Ситуация видится Солженицыну почти безнадежной, и он снова и снова возвращается к ее историко-мировоззренческим, духовным, идеологическим корням:
"Есть известная немецкая пословица: Mut verloren - alles verloren, потеряно мужество - потеряно все. Есть другая, древняя латинская, где верным признаком гибели считается потеря разума перед тем. Но что должно произойти с обществом, где скрещиваются, одновременно проявляются обе эти потери - и мужества, и разума? Таким нашел я современный Запад.
Конечно, и этому процессу есть незагадочное объяснение, и не внешнее, как модно в наш век: считать самого человека безупречным, а все сваливать на дурное устройство общества. Объяснение - самое человеческое: с тех пор как провозглашено и усвоено, что над человеком нет высшей силы, но человек - венец вселенной и мера всех вещей, - потребности, желания (и слабости) человека естественно понялись как высшие императивы вселенной.

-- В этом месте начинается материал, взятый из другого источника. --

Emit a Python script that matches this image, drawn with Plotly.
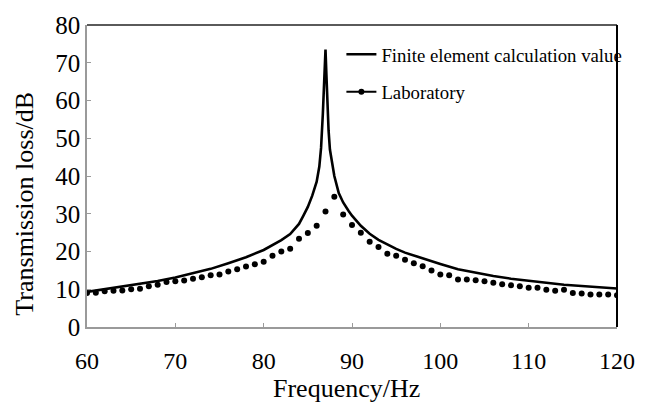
import plotly.graph_objects as go

# Finite element calculation (frequency Hz, transmission loss dB)
fe_freq = [60, 62, 64, 66, 68, 70, 72, 74, 76, 78, 80, 81, 82, 83, 84, 84.5, 85, 85.5,
           86, 86.3, 86.5, 86.7, 86.85, 87.0, 87.1, 87.2, 87.35, 87.5, 87.8, 88.0, 88.5,
           89, 89.6, 90, 91, 92, 93, 94, 95, 96, 97, 98, 99, 100, 102, 104, 106, 108,
           110, 112, 114, 116, 118, 120]
fe_tl = [9.3, 10.0, 10.7, 11.4, 12.2, 13.1, 14.2, 15.4, 16.9, 18.5, 20.4, 21.6, 23.0,
         24.6, 27.3, 29.5, 31.8, 34.8, 38.5, 42.5, 47.5, 56.5, 66.0, 73.5, 67.0, 60.0,
         52.0, 47.0, 42.5, 40.0, 35.5, 33.0, 30.8, 29.5, 26.8, 24.7, 23.1, 21.8, 20.7,
         19.7, 18.9, 18.1, 17.4, 16.7, 15.3, 14.3, 13.5, 12.8, 12.2, 11.7, 11.2, 10.8,
         10.5, 10.2]

# Laboratory measurements
lab_freq = list(range(60, 121))
lab_tl = [9.0, 9.1, 9.5, 9.6, 9.7, 10.0, 10.1, 10.8, 11.2, 11.9, 12.1, 12.3, 12.8, 13.2,
          13.7, 13.9, 14.7, 15.3, 16.0, 16.6, 17.3, 18.9, 20.0, 20.7, 23.4, 24.9, 26.8,
          30.6, 34.5, 29.8, 27.0, 25.0, 22.6, 21.2, 19.4, 18.9, 17.8, 16.9, 16.1, 15.0,
          13.9, 13.7, 12.6, 12.6, 12.4, 12.1, 11.7, 11.3, 11.05, 10.8, 10.4, 10.4, 9.9,
          9.6, 9.9, 9.0, 8.9, 8.6, 8.6, 8.6, 8.4]

x_ticks = [60, 70, 80, 90, 100, 110, 120]
y_ticks = [0, 10, 20, 30, 40, 50, 60, 70, 80]

FONT = "Liberation Serif"

fig = go.Figure()
fig.add_trace(go.Scatter(x=fe_freq, y=fe_tl, mode="lines", name="Finite element calculation value",
                         line=dict(color="black", width=2.6), legendgroup="a"))
fig.add_trace(go.Scatter(x=lab_freq, y=lab_tl, mode="markers", name="Laboratory", showlegend=False,
                         marker=dict(color="black", size=6)))
fig.add_trace(go.Scatter(x=[None], y=[None], mode="lines+markers", name="Laboratory",
                         line=dict(color="black", width=2.2), marker=dict(color="black", size=6),
                         legendgroup="b"))

fig.update_layout(
    width=647, height=403,
    margin=dict(l=87, r=23, t=23, b=76),
    paper_bgcolor="white", plot_bgcolor="white",
    font=dict(family=FONT, color="black", size=24),
    showlegend=True,
    legend=dict(x=0.48, y=0.965, xanchor="left", yanchor="top",
                font=dict(family=FONT, size=18.8, color="black"),
                bgcolor="rgba(0,0,0,0)", tracegroupgap=10, itemwidth=30),
    xaxis=dict(range=[60, 120], tickvals=x_ticks, ticktext=[str(v) for v in x_ticks],
               showgrid=False, zeroline=False, showline=True, linecolor="#9a9a9a", linewidth=1.5,
               ticks="inside", ticklen=4, tickcolor="#9a9a9a", ticklabelstandoff=11,
               tickfont=dict(family=FONT, size=24, color="black")),
    yaxis=dict(range=[0, 80], tickvals=y_ticks, ticktext=[str(v) for v in y_ticks],
               showgrid=False, zeroline=False, showline=True, linecolor="#9a9a9a", linewidth=1.5,
               ticks="inside", ticklen=4, tickcolor="#9a9a9a", ticklabelstandoff=0,
               tickfont=dict(family=FONT, size=25, color="black")),
    shapes=[
        dict(type="line", xref="paper", yref="paper", x0=0, x1=1, y0=1, y1=1,
             line=dict(color="#5a5a5a", width=2)),
        dict(type="line", xref="paper", yref="paper", x0=1, x1=1, y0=0, y1=1,
             line=dict(color="black", width=2)),
    ],
    annotations=[
        dict(text="Frequency/Hz", xref="paper", yref="paper", x=0.49, y=-0.205, xanchor="center",
             yanchor="middle", showarrow=False, font=dict(family=FONT, size=26, color="black")),
        dict(text="Transmission loss/dB", xref="paper", yref="paper", x=-0.118, y=0.41,
             xanchor="center", yanchor="middle", textangle=-90, showarrow=False,
             font=dict(family=FONT, size=26, color="black")),
    ],
)

fig.write_html("out.html")
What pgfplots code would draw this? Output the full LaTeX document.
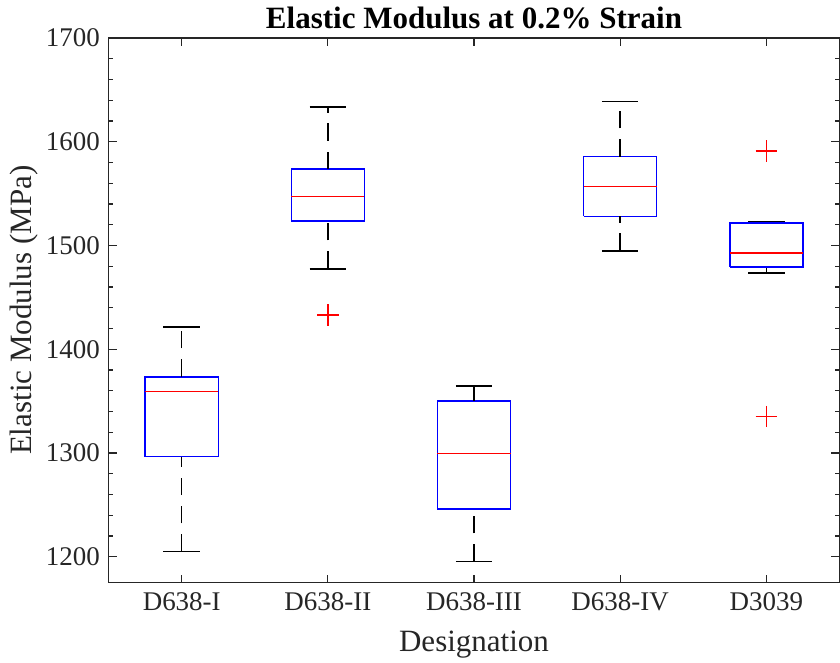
\documentclass[border=0pt]{standalone}
\usepackage{pgfplots}
\pgfplotsset{compat=1.18}
\usepackage{fontspec}
\setmainfont{Liberation Serif}
\definecolor{txt}{HTML}{262626}
\definecolor{mred}{HTML}{FF0000}
\definecolor{mblue}{HTML}{0000FF}
\pgfplotsset{
  mybox/.style={draw=mblue, line width=1.1pt, mark=none, solid},
  mymed/.style={draw=mred, line width=1.1pt, mark=none, solid},
  mywh/.style={draw=black, line width=1.1pt, mark=none, dash pattern=on 13pt off 8pt},
  mycap/.style={draw=black, line width=1.1pt, mark=none, solid},
  myout/.style={draw=mred, only marks, mark=+, mark size=8pt, mark options={draw=mred, line width=1.1pt, solid}},
}
\begin{document}
\begin{tikzpicture}
\begin{axis}[
  scale only axis,
  width=542pt, height=404pt,
  xmin=0.5, xmax=5.5, ymin=1175, ymax=1700,
  xtick={1,2,3,4,5},
  xticklabels={D638-I,D638-II,D638-III,D638-IV,D3039},
  ytick={1200,1300,1400,1500,1600,1700},
  minor y tick num=4,
  tick align=inside,
  major tick length=6pt, minor tick length=3pt,
  axis line style={txt, line width=0.9pt},
  every tick/.style={txt, line width=0.9pt},
  /pgf/number format/assume math mode=true,
  /pgf/number format/1000 sep={},
  tick label style={font=\fontsize{20}{24}\selectfont, text=txt},
  xticklabel style={yshift=-4pt},
  yticklabel style={xshift=-3pt},
  label style={font=\fontsize{23}{27}\selectfont, text=txt},
  title style={font=\fontsize{23}{27}\selectfont\bfseries, yshift=-3pt},
  title={Elastic Modulus at 0.2\% Strain},
  xlabel={Designation},
  ylabel={Elastic Modulus (MPa)},
  xlabel style={yshift=-8pt},
  ylabel style={yshift=-1pt},
]
% D638-I
\addplot[mybox] coordinates {(0.75,1296.5) (1.25,1296.5) (1.25,1373.4) (0.75,1373.4) (0.75,1296.5)};
\addplot[mymed] coordinates {(0.75,1359) (1.25,1359)};
\addplot[mywh] coordinates {(1,1204.8) (1,1296.5)};
\addplot[mywh] coordinates {(1,1373.4) (1,1421.5)};
\addplot[mycap] coordinates {(0.875,1204.8) (1.125,1204.8)};
\addplot[mycap] coordinates {(0.875,1421.5) (1.125,1421.5)};
% D638-II
\addplot[mybox] coordinates {(1.75,1523.7) (2.25,1523.7) (2.25,1573.5) (1.75,1573.5) (1.75,1523.7)};
\addplot[mymed] coordinates {(1.75,1547) (2.25,1547)};
\addplot[mywh] coordinates {(2,1477.5) (2,1523.7)};
\addplot[mywh] coordinates {(2,1573.5) (2,1633.5)};
\addplot[mycap] coordinates {(1.875,1477.5) (2.125,1477.5)};
\addplot[mycap] coordinates {(1.875,1633.5) (2.125,1633.5)};
\addplot[myout] coordinates {(2,1433)};
% D638-III
\addplot[mybox] coordinates {(2.75,1246.2) (3.25,1246.2) (3.25,1350) (2.75,1350) (2.75,1246.2)};
\addplot[mymed] coordinates {(2.75,1299.5) (3.25,1299.5)};
\addplot[mywh] coordinates {(3,1195.2) (3,1246.2)};
\addplot[mywh] coordinates {(3,1350) (3,1364.7)};
\addplot[mycap] coordinates {(2.875,1195.2) (3.125,1195.2)};
\addplot[mycap] coordinates {(2.875,1364.7) (3.125,1364.7)};
% D638-IV
\addplot[mybox] coordinates {(3.75,1528) (4.25,1528) (4.25,1585.5) (3.75,1585.5) (3.75,1528)};
\addplot[mymed] coordinates {(3.75,1556.8) (4.25,1556.8)};
\addplot[mywh] coordinates {(4,1494.8) (4,1528)};
\addplot[mywh] coordinates {(4,1585.5) (4,1638.5)};
\addplot[mycap] coordinates {(3.875,1494.8) (4.125,1494.8)};
\addplot[mycap] coordinates {(3.875,1638.5) (4.125,1638.5)};
% D3039
\addplot[mycap] coordinates {(4.875,1473.6) (5.125,1473.6)};
\addplot[mycap] coordinates {(4.875,1522.7) (5.125,1522.7)};
\addplot[mywh] coordinates {(5,1473.6) (5,1479.4)};
\addplot[mywh] coordinates {(5,1521.5) (5,1522.7)};
\addplot[mybox] coordinates {(4.75,1479.4) (5.25,1479.4) (5.25,1521.5) (4.75,1521.5) (4.75,1479.4)};
\addplot[mymed] coordinates {(4.75,1492.9) (5.25,1492.9)};
\addplot[myout] coordinates {(5,1591)};
\addplot[myout] coordinates {(5,1335)};
\end{axis}
\path ([xshift=-4pt]current bounding box.west);
\path ([yshift=2pt]current bounding box.north);
\end{tikzpicture}
\end{document}
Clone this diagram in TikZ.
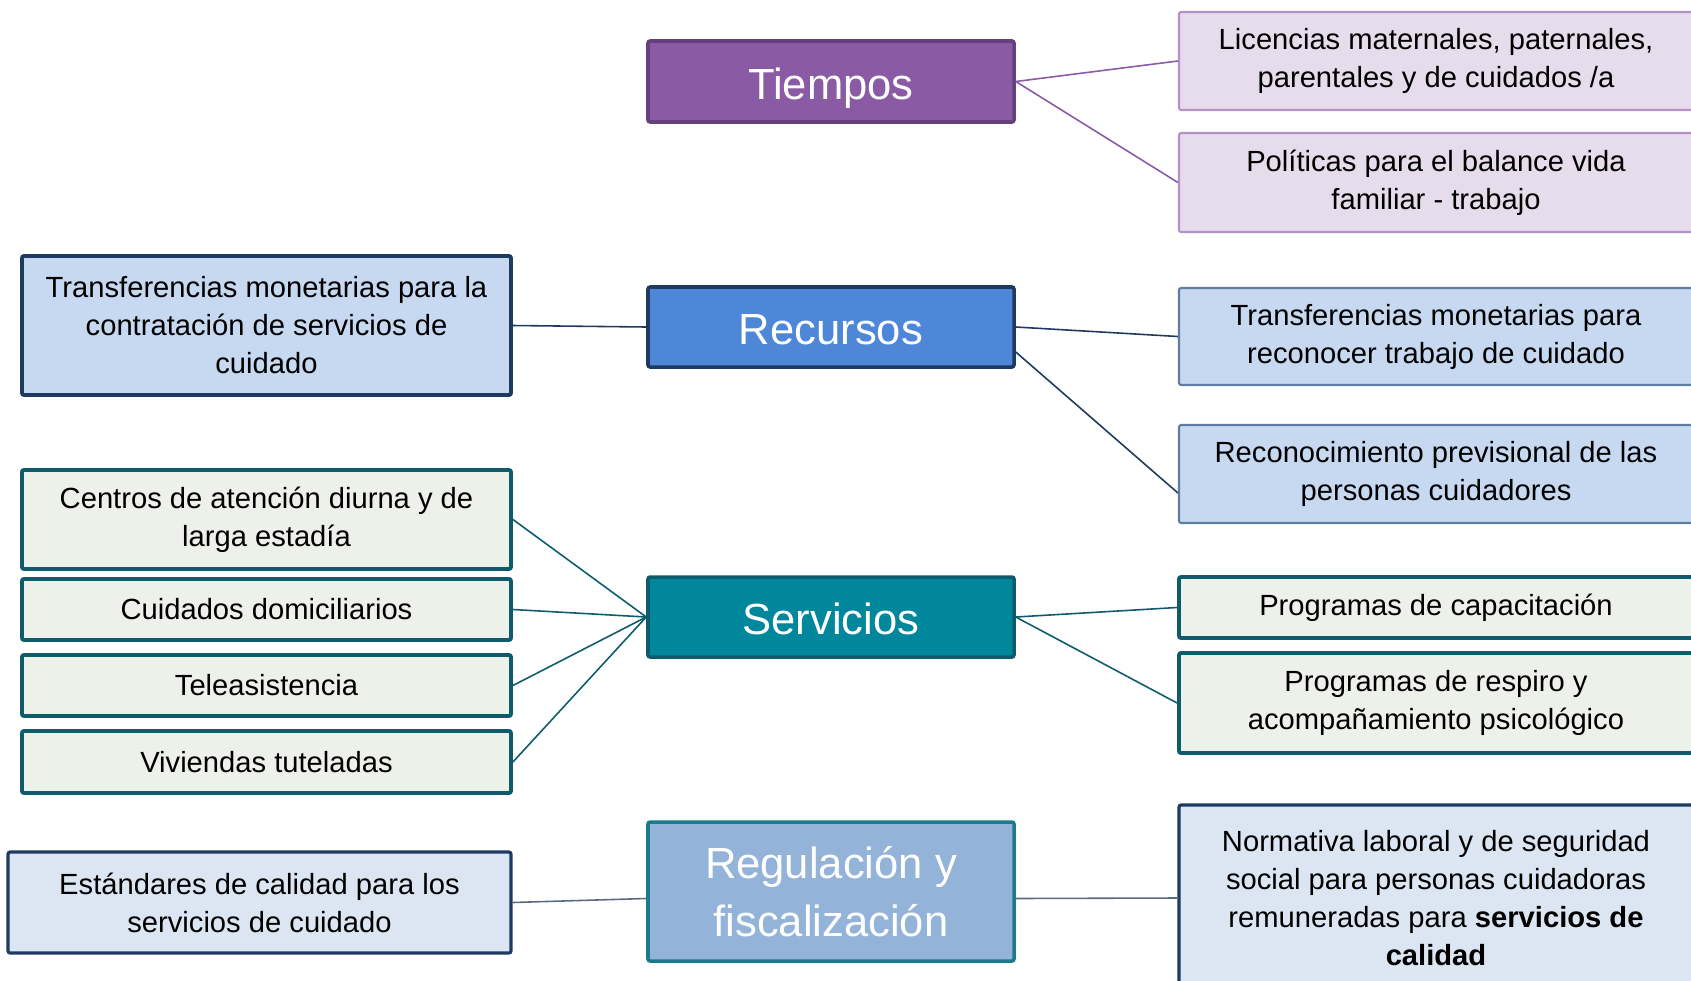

И, значит, только то в мире хорошо и следует делать, что ублаготворяет наши чувства. Это мировоззрение родилось именно в Европе несколько веков назад, тогда его материалистические крайности объяснялись предыдущими крайностями католичества. Но в беспрепятственном полноводном течении нескольких веков оно заполнило весь Западный мир, уверенно вело его на колониальные завоевания, на захват африканских и азиатских рабов, - все это в приличном соседстве с наружным христианством и расцветом собственных свобод. И к началу XX века это мировоззрение, казалось, стояло в зените цивилизации и разума. И ваша страна, Англия, всегда бывшая ядром или даже жемчужиной Западного мира, выражала ту цивилизацию особенно сильным ярким блеском - и в хорошем, и в дурном.